France ends evacuations at Kabul airport

France ended its evacuations from Taliban-controlled Afghanistan late Friday, officials said, one day after a suicide bombing left scenes of carnage outside Kabul airport. The airlift had to be stopped because “the security conditions were no longer being met at the airport”, Foreign Minister Jean-Yves Le Drian and Defence Minister Florence Parly said in the wake of Thursday’s attack, which killed scores of Afghan civilians and 13 US troops.

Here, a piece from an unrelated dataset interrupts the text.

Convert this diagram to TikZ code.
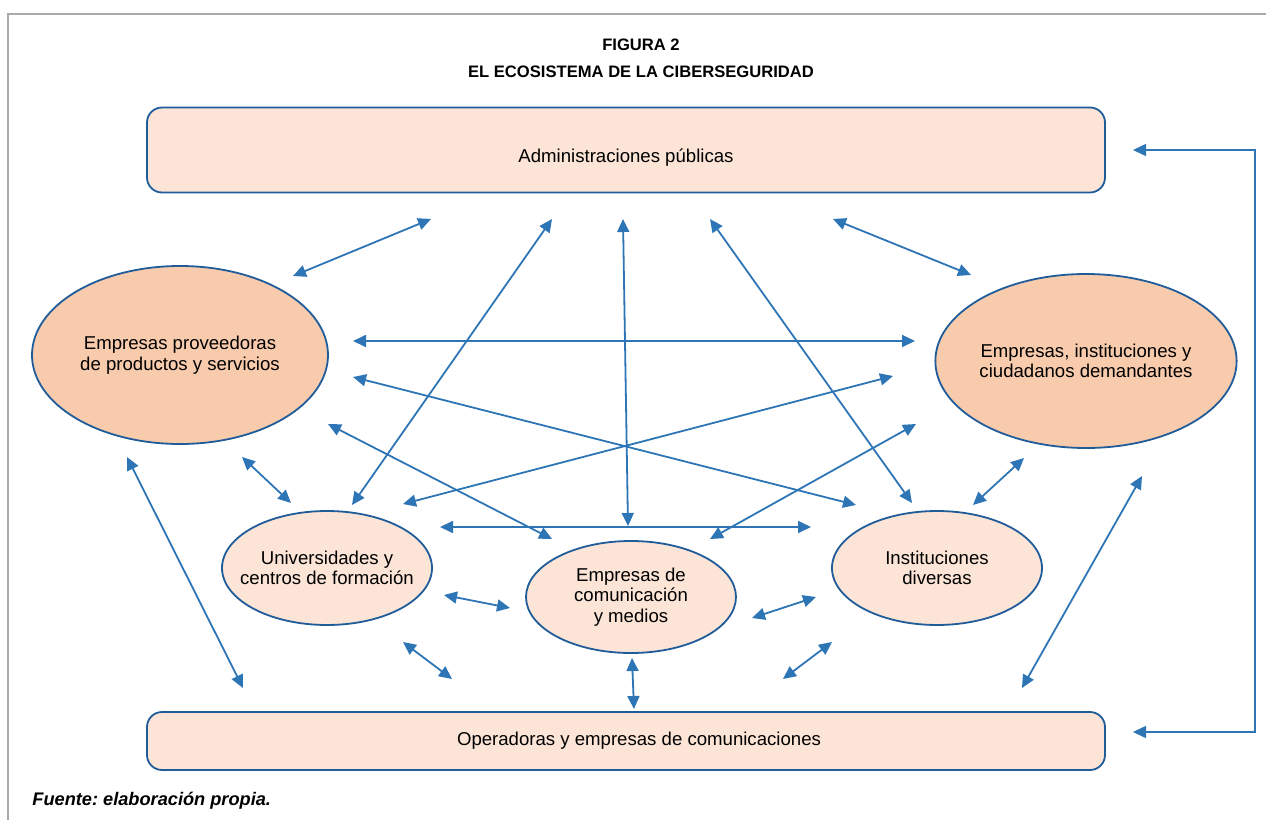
\documentclass[tikz,border=0pt]{standalone}
\usepackage{fontspec}
\setmainfont{Liberation Sans}
\frenchspacing
\usetikzlibrary{shapes.geometric, arrows.meta, positioning}
\definecolor{peach}{RGB}{252,228,214}
\definecolor{salmon}{RGB}{248,203,173}
\definecolor{edgeblue}{RGB}{31,92,153}
\definecolor{linkblue}{RGB}{46,117,182}
\definecolor{framegray}{RGB}{170,170,170}
\tikzset{
	box/.style={draw=edgeblue, line width=0.9pt, fill=peach, rounded corners=7.5pt, minimum width=479pt, inner sep=0pt},
	actor/.style={ellipse, draw=edgeblue, line width=0.9pt, fill=peach, inner sep=0pt, align=center},
	link/.style={draw=linkblue, line width=0.9pt, {Triangle[length=6.5pt,width=6pt]}-{Triangle[length=6.5pt,width=6pt]}}
}
\newcommand{\biarrow}[4]{
	\coordinate (#1-#2) at #3;
	\coordinate (#2-#1) at #4;
	\draw[link] (#1-#2) -- (#2-#1);
}

\begin{document}
\begin{tikzpicture}[x=0.5pt, y=-0.5pt, font=\fontsize{9.3}{10.3}\selectfont]
				\useasboundingbox (0,0) rectangle (1266,820);
				\draw[framegray, line width=0.75pt] (8,820) -- (8,14) -- (1266,14);
				\node[font=\fontsize{8.3}{13.5}\selectfont\bfseries, align=center] (title) at (641,58) {FIGURA 2\\EL ECOSISTEMA DE LA CIBERSEGURIDAD};
				% boxes
				\node[box, minimum height=42.5pt, text height=14pt, text depth=2pt] (adm) at (626,150) {Administraciones públicas};
				\node[box, minimum height=29pt] (ope) at (626,741) {\hspace*{13pt}Operadoras y empresas de comunicaciones};
				% actors
				\node[actor, fill=salmon, minimum width=148pt, minimum height=89pt] (prov) at (180,355) {Empresas proveedoras\\de productos y servicios};
				\node[actor, fill=salmon, minimum width=148pt, minimum height=87pt] (dem) at (1086,361) {Empresas, instituciones y\\ciudadanos demandantes};
				\node[actor, inner xsep=-6.5pt, minimum width=105pt, minimum height=57pt] (uni) at (327,568) {Universidades y\\centros de formación};
				\node[actor, minimum width=105pt, minimum height=56pt] (com) at (631,597) {Empresas de\\comunicación\\y medios};
				\node[actor, minimum width=105pt, minimum height=57pt] (ins) at (937,568) {Instituciones\\diversas};
				% links to the administrations
				\biarrow{prov}{adm}{(293,276)}{(431,219)}
				\biarrow{uni}{adm}{(352,505)}{(552,219)}
				\biarrow{com}{adm}{(628,526)}{(623,219)}
				\biarrow{ins}{adm}{(912,503)}{(710,219)}
				\biarrow{dem}{adm}{(971,275)}{(833,219)}
				% links across the middle
				\biarrow{prov}{dem}{(353,341)}{(915,341)}
				\biarrow{prov}{ins}{(353,377)}{(856,505)}
				\biarrow{uni}{dem}{(403,504)}{(893,376)}
				\biarrow{prov}{com}{(328,424)}{(552,539)}
				\biarrow{com}{dem}{(710,539)}{(916,424)}
				\biarrow{uni}{ins}{(440,527)}{(811,527)}
				\biarrow{prov}{uni}{(242,457)}{(291,503)}
				\biarrow{dem}{ins}{(1024,458)}{(973,505)}
				\biarrow{uni}{com}{(444,595)}{(510,608)}
				\biarrow{com}{ins}{(752,618)}{(816,597)}
				% links to the operators
				\biarrow{prov}{ope}{(127,457)}{(243,688)}
				\biarrow{dem}{ope}{(1142,476)}{(1022,688)}
				\biarrow{uni}{ope}{(403,642)}{(452,679)}
				\biarrow{ins}{ope}{(832,642)}{(783,679)}
				\biarrow{com}{ope}{(632,658)}{(634,709)}
				% feedback on the right
				\coordinate (adm-back) at (1133,150);
				\coordinate (ope-back) at (1133,732);
				\draw[link, line width=0.75pt] (adm-back) -- ++(122,0) |- (ope-back);
				\node[font=\fontsize{9.1}{11}\selectfont\bfseries\itshape, anchor=west, inner sep=0pt] (src) at (32,801) {Fuente: elaboración propia.};
			\end{tikzpicture}
\end{document}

The ministers announced that evacuations drew to a close with nearly 3,000 transferred out of Afghanistan. In a statement, the ministers blamed the lack of security on the “rapid disengagement of the American forces”. “The team at France’s embassy in Kabul reached Abu Dhabi before returning to France,” the statement said, suggesting that Ambassador David Martinon was returning home, too. A French base in Abu Dhabi has been the transit points for French evacuees before heading to Paris. President Emmanuel Macron had said on Thursday that the ambassador and other diplomatic staff would leave Kabul ‘in the next few days’ aboard one of the last French flights out. He said the ambassador would maintain his posting but ‘for security reasons he will be operating from Paris’ for the time being. France has called for setting up humanitarian operations to assist the thousands of Afghan nationals who failed to get a flight out to leave by other means. A French delegation met Thursday with Taliban representatives with the talks centring on the situation at the Kabul airport and the airlift operations, the ministers said.